WORK INSTRUCTIONS: Type out the data exactly as given. Skip any image.

SUPPLIED DATA:
|---|

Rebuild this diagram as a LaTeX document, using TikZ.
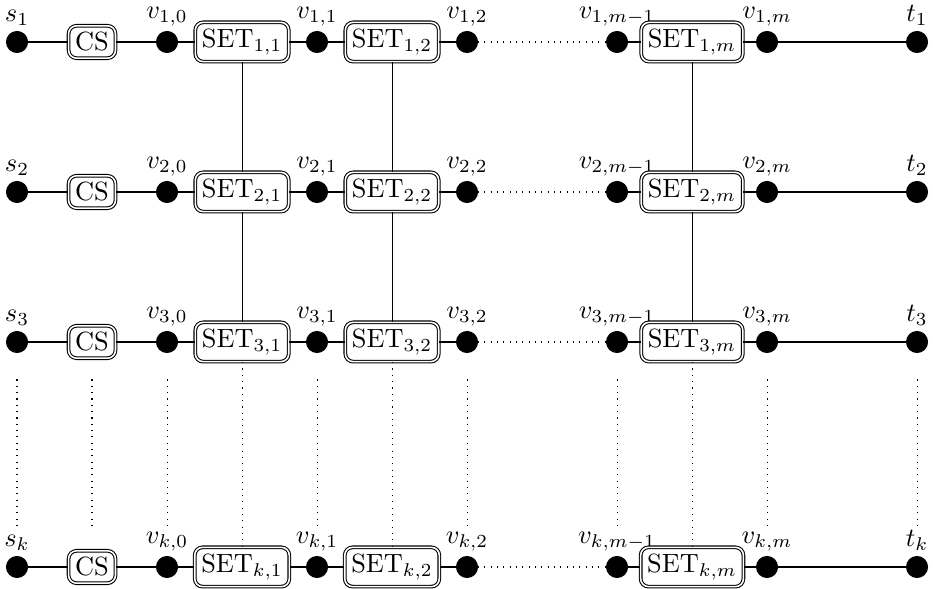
\documentclass[tikz,border=0pt]{standalone}
\usepackage{amsmath}
\usepackage{amssymb}
\usepackage{tikz}
\usetikzlibrary{calc}

\begin{document}
\begin{tikzpicture}
\tikzset{
	solid node/.style = {circle, draw, fill = black, minimum size = 0.28cm, inner sep = 0},
	box node/.style = {draw, double, rounded corners = 3pt, inner sep = 2.5pt},
	every label/.append style = {yshift = -1.5pt},
}
\useasboundingbox (-0.227,0.56) rectangle (12.213,-7.293);

\foreach \r/\y in {1/0, 2/-2, 3/-4, k/-7}{
	\node(s\r)[solid node, label = {above:$s_{\r}$}] at (0,\y){};
	\node(c\r)[box node] at (1,\y){CS};
	\node(v\r-0)[solid node, label = {above:$v_{\r,0}$}] at (2,\y){};
	\node(S\r-1)[box node] at (3,\y){SET$_{\r,1}$};
	\node(v\r-1)[solid node, label = {above:$v_{\r,1}$}] at (4,\y){};
	\node(S\r-2)[box node] at (5,\y){SET$_{\r,2}$};
	\node(v\r-2)[solid node, label = {above:$v_{\r,2}$}] at (6,\y){};
	\node(v\r-p)[solid node, label = {above:$v_{\r,m-1}$}] at (8,\y){};
	\node(S\r-m)[box node] at (9,\y){SET$_{\r,m}$};
	\node(v\r-m)[solid node, label = {above:$v_{\r,m}$}] at (10,\y){};
	\node(t\r)[solid node, label = {above:$t_{\r}$}] at (12,\y){};
	\draw (s\r) -- (c\r) -- (v\r-0) -- (S\r-1) -- (v\r-1) -- (S\r-2) -- (v\r-2);
	\draw [dotted] (v\r-2) -- (v\r-p);
	\draw (v\r-p) -- (S\r-m) -- (v\r-m) -- (t\r);
}

\foreach \c in {1,2,m}{
	\draw (S1-\c) -- (S2-\c) -- (S3-\c);
	\draw [dotted] (S3-\c) -- (Sk-\c);
}
\foreach \a/\b in {s3/sk, c3/ck, v3-0/vk-0, v3-1/vk-1, v3-2/vk-2, v3-p/vk-p, v3-m/vk-m, t3/tk}{
	\draw [dotted] ($(\a)+(0,-0.5)$) -- ($(\b)+(0,0.52)$);
}

\end{tikzpicture}
\end{document}
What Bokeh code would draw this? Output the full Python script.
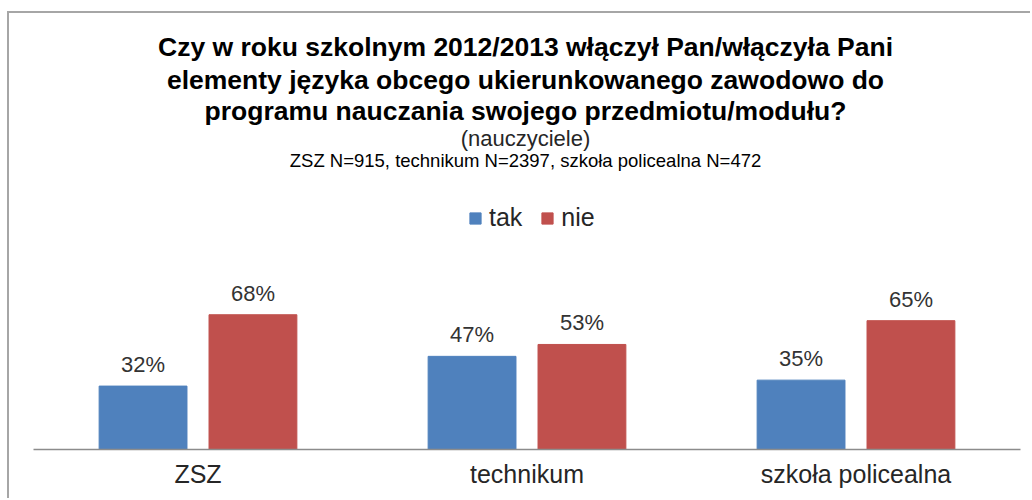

|---|

FINISHED ANSWER:
Rebuild this diagram as a LaTeX document, using TikZ.
\documentclass[tikz,border=0pt]{standalone}
\usepackage{amsmath}
\usepackage{amssymb}
\usepackage{tikz}
\usetikzlibrary{calc}

\begin{document}
\begin{tikzpicture}
\tikzset{
	solid node/.style = {circle, draw, fill = black, minimum size = 0.28cm, inner sep = 0},
	box node/.style = {draw, double, rounded corners = 3pt, inner sep = 2.5pt},
	every label/.append style = {yshift = -1.5pt},
}
\useasboundingbox (-0.227,0.56) rectangle (12.213,-7.293);

\foreach \r/\y in {1/0, 2/-2, 3/-4, k/-7}{
	\node(s\r)[solid node, label = {above:$s_{\r}$}] at (0,\y){};
	\node(c\r)[box node] at (1,\y){CS};
	\node(v\r-0)[solid node, label = {above:$v_{\r,0}$}] at (2,\y){};
	\node(S\r-1)[box node] at (3,\y){SET$_{\r,1}$};
	\node(v\r-1)[solid node, label = {above:$v_{\r,1}$}] at (4,\y){};
	\node(S\r-2)[box node] at (5,\y){SET$_{\r,2}$};
	\node(v\r-2)[solid node, label = {above:$v_{\r,2}$}] at (6,\y){};
	\node(v\r-p)[solid node, label = {above:$v_{\r,m-1}$}] at (8,\y){};
	\node(S\r-m)[box node] at (9,\y){SET$_{\r,m}$};
	\node(v\r-m)[solid node, label = {above:$v_{\r,m}$}] at (10,\y){};
	\node(t\r)[solid node, label = {above:$t_{\r}$}] at (12,\y){};
	\draw (s\r) -- (c\r) -- (v\r-0) -- (S\r-1) -- (v\r-1) -- (S\r-2) -- (v\r-2);
	\draw [dotted] (v\r-2) -- (v\r-p);
	\draw (v\r-p) -- (S\r-m) -- (v\r-m) -- (t\r);
}

\foreach \c in {1,2,m}{
	\draw (S1-\c) -- (S2-\c) -- (S3-\c);
	\draw [dotted] (S3-\c) -- (Sk-\c);
}
\foreach \a/\b in {s3/sk, c3/ck, v3-0/vk-0, v3-1/vk-1, v3-2/vk-2, v3-p/vk-p, v3-m/vk-m, t3/tk}{
	\draw [dotted] ($(\a)+(0,-0.5)$) -- ($(\b)+(0,0.52)$);
}

\end{tikzpicture}
\end{document}
What Bokeh code would draw this? Output the full Python script.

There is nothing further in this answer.